**The request:** Print, word for word, the opening line of the data below and every line after it through the line that contains "Chart.register(...registerables);", but not the pictures.

**Data lines:**
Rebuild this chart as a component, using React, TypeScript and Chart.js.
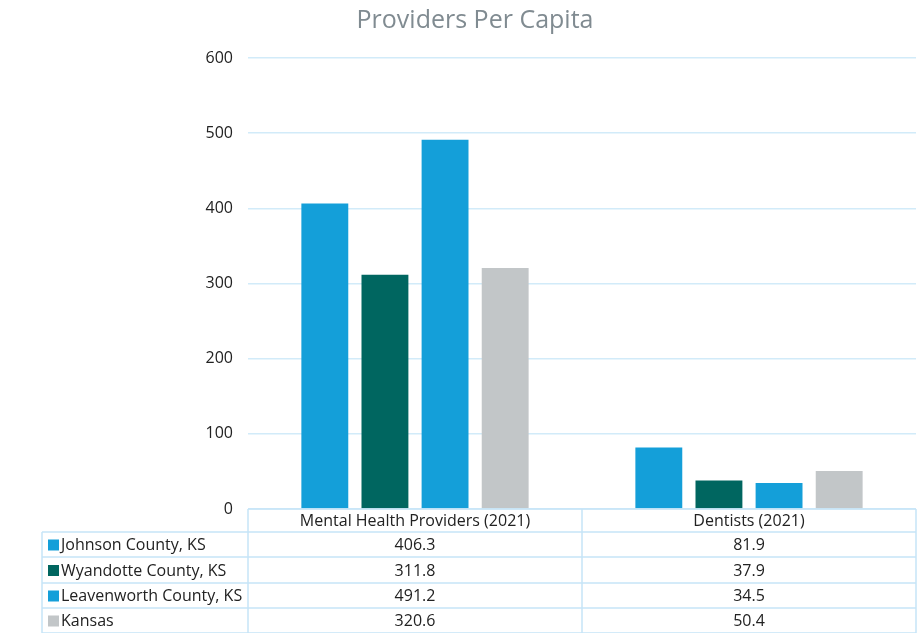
import React, { useEffect, useRef } from "react";
import { Chart, registerables } from "chart.js";

Chart.register(...registerables);

const categories = ["Mental Health Providers (2021)", "Dentists (2021)"];
const seriesNames = ["Johnson County, KS", "Wyandotte County, KS", "Leavenworth County, KS", "Kansas"];
const johnson = [406.3, 81.9];
const wyandotte = [311.8, 37.9];
const leavenworth = [491.2, 34.5];
const kansas = [320.6, 50.4];
const seriesColors = ["#149fd9", "#006660", "#149fd9", "#c2c6c8"];
const titleText = "Providers Per Capita";

const FONT = "'Open Sans', Lato, sans-serif";
const GRID = "#d2ebf9";

const tablePlugin = {
  id: "dataTable",
  afterDraw(chart: any) {
    const ctx = chart.ctx;
    const area = chart.chartArea;
    const x = chart.scales.x;
    ctx.save();
    // title
    ctx.fillStyle = "#808b91";
    ctx.font = `25px ${FONT}`;
    ctx.textAlign = "center";
    ctx.textBaseline = "middle";
    ctx.fillText(titleText, 475, 21);

    const top = area.bottom;
    const rowHs = [23, 25, 26, 25, 25];
    const ys = [top];
    rowHs.forEach((h) => ys.push(ys[ys.length - 1] + h));
    const leftX = 42;
    const colEdges = [area.left];
    const n = categories.length;
    for (let i = 0; i < n; i++) {
      const c = x.getPixelForValue(i);
      const half = (x.getPixelForValue(1) - x.getPixelForValue(0)) / 2;
      colEdges.push(c + half);
    }
    ctx.strokeStyle = "#c6e5f8";
    ctx.lineWidth = 1.5;
    ctx.beginPath();
    ctx.moveTo(area.left, ys[0]);
    ctx.lineTo(colEdges[n], ys[0]);
    for (let r = 1; r < ys.length; r++) {
      ctx.moveTo(leftX, ys[r]);
      ctx.lineTo(colEdges[n], ys[r]);
    }
    ctx.moveTo(leftX, ys[1]);
    ctx.lineTo(leftX, ys[ys.length - 1]);
    colEdges.forEach((cx) => {
      ctx.moveTo(cx, ys[0]);
      ctx.lineTo(cx, ys[ys.length - 1]);
    });
    ctx.stroke();

    ctx.fillStyle = "#222";
    ctx.font = `16px ${FONT}`;
    ctx.textBaseline = "middle";
    ctx.textAlign = "center";
    categories.forEach((c, i) => {
      ctx.fillText(c, x.getPixelForValue(i), (ys[0] + ys[1]) / 2 + 1);
    });
    chart.data.datasets.forEach((ds: any, r: number) => {
      const cy = (ys[r + 1] + ys[r + 2]) / 2 + 1;
      ctx.fillStyle = ds.backgroundColor;
      ctx.fillRect(48, cy - 6, 11, 11);
      ctx.fillStyle = "#222";
      ctx.textAlign = "left";
      ctx.fillText(ds.label, 61, cy);
      ctx.textAlign = "center";
      ds.data.forEach((v: number, i: number) => {
        ctx.fillText(v.toFixed(1), x.getPixelForValue(i), cy);
      });
    });
    ctx.restore();
  },
};

export default function App() {
  const ref = useRef<HTMLCanvasElement>(null);
  useEffect(() => {
    if (!ref.current) return;
    const data = [johnson, wyandotte, leavenworth, kansas];
    const chart = new Chart(ref.current, {
      type: "bar",
      data: {
        labels: categories,
        datasets: seriesNames.map((name, i) => ({
          label: name,
          data: data[i],
          backgroundColor: seriesColors[i],
          borderWidth: 0,
          categoryPercentage: 0.72,
          barPercentage: 0.78,
        })),
      },
      options: {
        responsive: false,
        animation: false,
        layout: { padding: { top: 58, bottom: 124, right: 2, left: 0 } },
        plugins: {
          legend: { display: false },
          title: { display: false },
          tooltip: { enabled: false },
        },
        scales: {
          x: { display: false },
          y: {
            min: 0,
            max: 600,
            ticks: { stepSize: 100, padding: 15, color: "#222", font: { family: FONT, size: 16 } },
            grid: { color: GRID, lineWidth: 1.5, drawTicks: false },
            border: { display: false },
            afterFit: (scale: any) => {
              scale.width = 248;
            },
          },
        },
      },
      plugins: [tablePlugin],
    });
    return () => chart.destroy();
  }, []);
  return (
    <div style={{ position: "absolute", left: 0, top: 0, width: 918, height: 633, background: "#fff" }}>
      <canvas ref={ref} width={918} height={633} />
    </div>
  );
}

**Answer to the problem:**
Rebuild this chart as a component, using React, TypeScript and Chart.js.
import React, { useEffect, useRef } from "react";
import { Chart, registerables } from "chart.js";

Chart.register(...registerables);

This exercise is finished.